There was a time, back when I was a youth preparing to face the world, when learned sociologists worried about the American masses and our priorities. They decried the fact that we had created a society that glorified silly things such as being No. 1 and earning A’s on school papers. The experts felt that those kinds of things gave kids a distorted sense of what was important—burdening them with a ready-made recipe for low self-esteem.
“Get out there and love yourself,” the self-help gurus all told youngsters quivering in fear from the harsh, judgmental world. “Self-appreciation is the key to happiness in life.”
Well, if Kim Kardashian is any indication, happiness may be just around the corner.
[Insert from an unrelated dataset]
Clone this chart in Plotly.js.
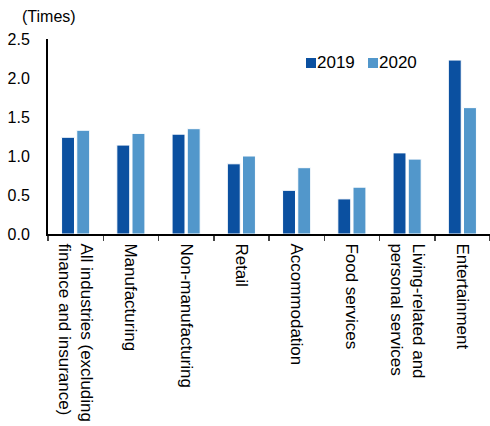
<!DOCTYPE html>
<html>
<head>
<meta charset="utf-8">
<script src="https://cdn.plot.ly/plotly-3.0.1.min.js"></script>
<style>html,body{margin:0;padding:0;background:#fff;}#chart{width:490px;height:426px;}</style>
</head>
<body>
<div id="chart"></div>
<script>
const categories = [
  "All industries (excluding<br>finance and insurance)",
  "Manufacturing",
  "Non-manufacturing",
  "Retail",
  "Accommodation",
  "Food services",
  "Living-related and<br>personal services",
  "Entertainment"
];
const seriesNames = ["2019", "2020"];
const values2019 = [1.24, 1.14, 1.28, 0.90, 0.56, 0.45, 1.04, 2.23];
const values2020 = [1.33, 1.29, 1.35, 1.00, 0.85, 0.60, 0.96, 1.62];
const yTicks = [0, 0.5, 1.0, 1.5, 2.0, 2.5];
const colors = ["#0b50a0", "#5297cb"];

const fam = "Liberation Sans, Arial, sans-serif";

const traces = [
  {type: "bar", name: seriesNames[0], x: categories, y: values2019,
   marker: {color: colors[0], line: {color: "#ffffff", width: 1}}},
  {type: "bar", name: seriesNames[1], x: categories, y: values2020,
   marker: {color: colors[1], line: {color: "#ffffff", width: 1}}}
];

// compact legend drawn as annotations (swatch + label)
const legendX = [0.595, 0.735];
const legendY = 0.877;
const legendAnn = [];
seriesNames.forEach((n, i) => {
  legendAnn.push({text: " ", xref: "paper", yref: "paper", x: legendX[i], y: legendY,
    xanchor: "center", yanchor: "middle", showarrow: false, width: 10, height: 10,
    bgcolor: colors[i], borderpad: 0, borderwidth: 0, font: {size: 8}});
  legendAnn.push({text: n, xref: "paper", yref: "paper", x: legendX[i] + 0.014, y: legendY,
    xanchor: "left", yanchor: "middle", showarrow: false, borderpad: 0, borderwidth: 0,
    font: {family: fam, size: 17, color: "#000"}});
});

const layout = {
  width: 490, height: 426,
  margin: {l: 48, r: 0, t: 39, b: 192},
  paper_bgcolor: "#fff", plot_bgcolor: "#fff",
  font: {family: fam, size: 16, color: "#000"},
  barmode: "group",
  bargap: 0.45,
  bargroupgap: 0.15,
  showlegend: false,
  xaxis: {
    type: "category", tickangle: 90, tickson: "boundaries",
    ticks: "outside", ticklen: 5, tickwidth: 1.5, tickcolor: "#444",
    showline: true, linecolor: "#000", linewidth: 2,
    showgrid: false, zeroline: false, ticklabelstandoff: 4,
    tickfont: {family: fam, size: 17, color: "#000"}
  },
  yaxis: {
    range: [0, 2.5], tickvals: yTicks, tickformat: ".1f",
    ticks: "", showline: true, linecolor: "#000", linewidth: 2,
    showgrid: false, zeroline: false, ticklabelstandoff: 13,
    tickfont: {family: fam, size: 16, color: "#000"}
  },
  annotations: [{
    text: "(Times)", xref: "paper", yref: "paper", x: -0.063, y: 1.113,
    xanchor: "left", yanchor: "middle", showarrow: false,
    font: {family: fam, size: 16, color: "#000"}
  }].concat(legendAnn)
};

Plotly.newPlot("chart", traces, layout, {displayModeBar: false, staticPlot: true});
</script>
</body>
</html>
The much followed and emulated reality star let it slip in an online post that she had taken a whopping 6,000 selfies during her family’s recent four-day trip to Mexico. Now in this selfie-frenzied world, that may not initially sound like a lot. But that’s approximately 1,500 pics every 24 hours. Or, oh, one-per-minute, if you decide not to sleep.
“For me, what’s so funny is I love taking pictures and posting them on social media for memories,” Kardashian once told AdWeek about her selfie obsession. “… I can look at a photo on social media and see a picture and know exactly where I was by the outfit I had on or who I was with. I take it more as a fun, emotional scrapbook that I love to look back on.”
Now, one might hear that and say, “Yeah, what’s the big deal? I take vacation photos.” But you’ve got to realize that a selfie isn’t really just a vacation pic. You know, a photo of the kids playing or of the waves crashing or of the sun setting. As Ms. Kardashian notes, she connects with her past by way of what she’s wearing or who she’s with.
Selfies are by definition pictures of you. You with the kids playing in the background. You with the waves crashing about you. You warmly lit by the setting sun. And to take one of these snapshot monuments to yourself every minute for four days, well, not only would you need a long-lasting phone battery and a mighty forearm, but one whale of a solid sense of self-appreciation.
So I think we can thank Kim K. for helping us see that we may well have gotten a handle on our self-esteem problem. Now we can move on to lesser issues … like world hunger.